▸ TASK PROMPT: Copy the lines of the data below exactly, starting at the first and stopping after the line that contains "import matplotlib.pyplot as plt"; include no pictures.

══ DATA EXCERPT ══

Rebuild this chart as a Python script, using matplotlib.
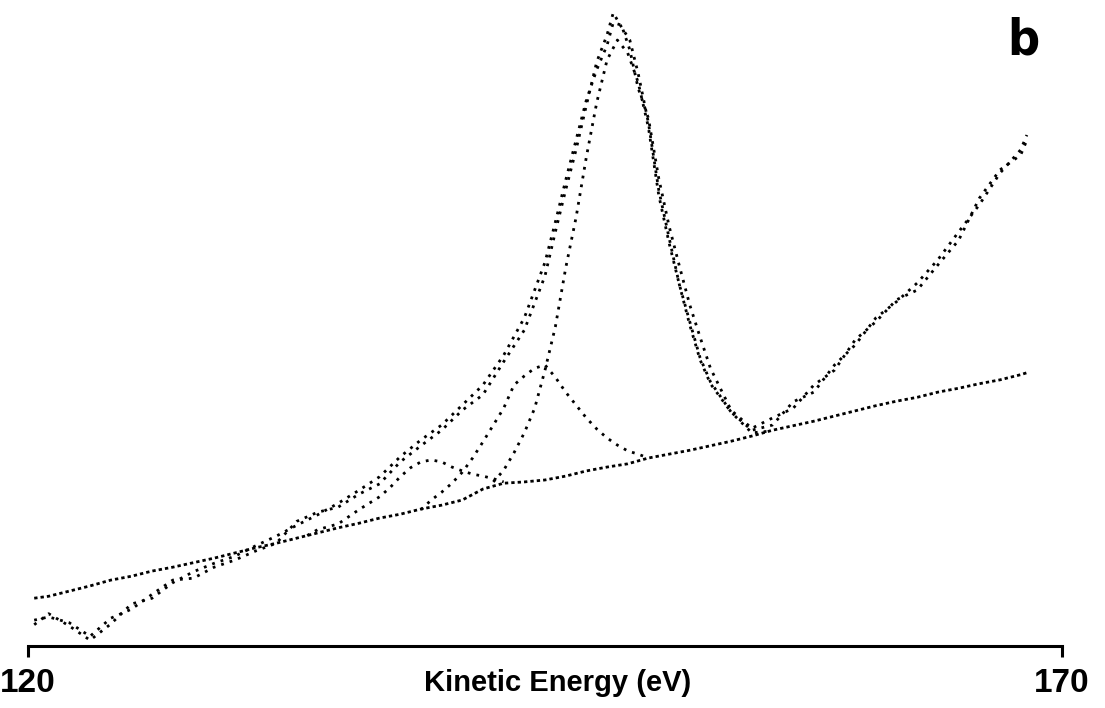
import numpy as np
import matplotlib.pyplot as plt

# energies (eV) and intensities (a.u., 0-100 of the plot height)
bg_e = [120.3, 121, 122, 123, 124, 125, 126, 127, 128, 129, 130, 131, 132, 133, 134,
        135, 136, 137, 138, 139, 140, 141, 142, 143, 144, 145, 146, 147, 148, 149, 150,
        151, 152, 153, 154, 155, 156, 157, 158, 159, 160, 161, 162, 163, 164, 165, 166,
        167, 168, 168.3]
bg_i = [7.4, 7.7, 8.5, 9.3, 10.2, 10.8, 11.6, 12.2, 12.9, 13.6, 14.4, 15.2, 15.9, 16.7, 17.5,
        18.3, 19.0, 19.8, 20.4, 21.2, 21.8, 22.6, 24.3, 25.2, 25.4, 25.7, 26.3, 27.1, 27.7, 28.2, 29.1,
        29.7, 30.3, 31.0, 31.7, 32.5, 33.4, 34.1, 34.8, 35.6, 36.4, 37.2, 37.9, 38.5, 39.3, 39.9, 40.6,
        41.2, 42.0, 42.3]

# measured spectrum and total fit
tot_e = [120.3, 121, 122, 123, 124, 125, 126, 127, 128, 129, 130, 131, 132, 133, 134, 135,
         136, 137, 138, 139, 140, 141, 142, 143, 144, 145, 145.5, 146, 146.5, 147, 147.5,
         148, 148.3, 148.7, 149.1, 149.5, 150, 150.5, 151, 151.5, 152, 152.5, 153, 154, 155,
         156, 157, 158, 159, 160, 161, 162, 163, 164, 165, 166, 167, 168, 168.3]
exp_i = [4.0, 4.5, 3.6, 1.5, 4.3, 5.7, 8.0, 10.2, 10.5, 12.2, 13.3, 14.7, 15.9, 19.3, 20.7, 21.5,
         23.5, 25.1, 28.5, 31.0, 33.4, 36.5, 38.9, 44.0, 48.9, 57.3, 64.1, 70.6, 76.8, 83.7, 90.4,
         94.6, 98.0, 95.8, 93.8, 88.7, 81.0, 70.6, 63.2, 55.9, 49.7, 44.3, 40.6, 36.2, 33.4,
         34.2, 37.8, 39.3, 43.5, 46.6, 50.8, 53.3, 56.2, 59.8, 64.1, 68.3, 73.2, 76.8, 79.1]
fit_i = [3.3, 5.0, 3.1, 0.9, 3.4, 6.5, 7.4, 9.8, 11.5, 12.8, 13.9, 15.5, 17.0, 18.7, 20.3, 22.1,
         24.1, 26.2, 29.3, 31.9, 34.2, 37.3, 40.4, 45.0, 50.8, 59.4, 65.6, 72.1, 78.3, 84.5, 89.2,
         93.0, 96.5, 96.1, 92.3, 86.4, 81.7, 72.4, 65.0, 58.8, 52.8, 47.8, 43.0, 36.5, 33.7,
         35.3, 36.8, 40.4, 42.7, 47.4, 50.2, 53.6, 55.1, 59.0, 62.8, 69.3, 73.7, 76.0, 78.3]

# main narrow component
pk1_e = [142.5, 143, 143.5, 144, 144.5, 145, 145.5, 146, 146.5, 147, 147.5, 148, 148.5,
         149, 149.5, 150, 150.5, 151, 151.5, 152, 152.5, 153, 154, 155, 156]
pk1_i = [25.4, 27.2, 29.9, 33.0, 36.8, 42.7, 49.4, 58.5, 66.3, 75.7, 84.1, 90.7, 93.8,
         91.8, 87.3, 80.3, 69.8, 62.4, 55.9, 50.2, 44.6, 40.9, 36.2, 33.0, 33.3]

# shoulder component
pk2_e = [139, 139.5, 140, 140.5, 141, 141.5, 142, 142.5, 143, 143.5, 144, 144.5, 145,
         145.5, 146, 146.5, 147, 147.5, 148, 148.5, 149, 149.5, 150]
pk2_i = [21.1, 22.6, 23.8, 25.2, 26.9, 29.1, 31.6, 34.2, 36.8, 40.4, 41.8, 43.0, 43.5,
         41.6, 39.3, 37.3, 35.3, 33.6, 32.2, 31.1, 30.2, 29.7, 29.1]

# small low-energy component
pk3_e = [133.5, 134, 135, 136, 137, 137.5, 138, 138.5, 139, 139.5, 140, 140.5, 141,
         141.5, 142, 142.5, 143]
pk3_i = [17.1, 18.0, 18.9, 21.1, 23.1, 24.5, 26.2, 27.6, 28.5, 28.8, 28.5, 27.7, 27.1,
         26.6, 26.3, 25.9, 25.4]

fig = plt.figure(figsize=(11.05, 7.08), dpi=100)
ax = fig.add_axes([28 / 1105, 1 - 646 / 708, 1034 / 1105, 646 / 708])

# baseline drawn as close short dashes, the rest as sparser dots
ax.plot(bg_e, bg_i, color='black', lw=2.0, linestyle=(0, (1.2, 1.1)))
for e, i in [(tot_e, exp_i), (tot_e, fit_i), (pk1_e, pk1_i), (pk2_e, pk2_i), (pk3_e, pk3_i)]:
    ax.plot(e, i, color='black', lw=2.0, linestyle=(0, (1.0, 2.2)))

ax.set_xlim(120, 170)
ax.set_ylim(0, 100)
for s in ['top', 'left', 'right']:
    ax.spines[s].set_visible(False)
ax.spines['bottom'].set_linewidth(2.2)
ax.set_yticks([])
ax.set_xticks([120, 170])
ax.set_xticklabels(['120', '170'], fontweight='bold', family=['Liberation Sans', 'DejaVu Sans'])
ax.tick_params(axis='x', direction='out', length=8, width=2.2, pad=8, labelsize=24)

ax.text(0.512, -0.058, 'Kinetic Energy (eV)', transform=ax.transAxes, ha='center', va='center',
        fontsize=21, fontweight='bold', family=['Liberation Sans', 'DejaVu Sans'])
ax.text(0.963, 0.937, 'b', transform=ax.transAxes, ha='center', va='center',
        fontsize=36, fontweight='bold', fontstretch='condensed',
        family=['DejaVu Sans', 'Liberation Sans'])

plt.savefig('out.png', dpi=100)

═══

▸ REPLY TO THE TASK:
Rebuild this chart as a Python script, using matplotlib.
import numpy as np
import matplotlib.pyplot as plt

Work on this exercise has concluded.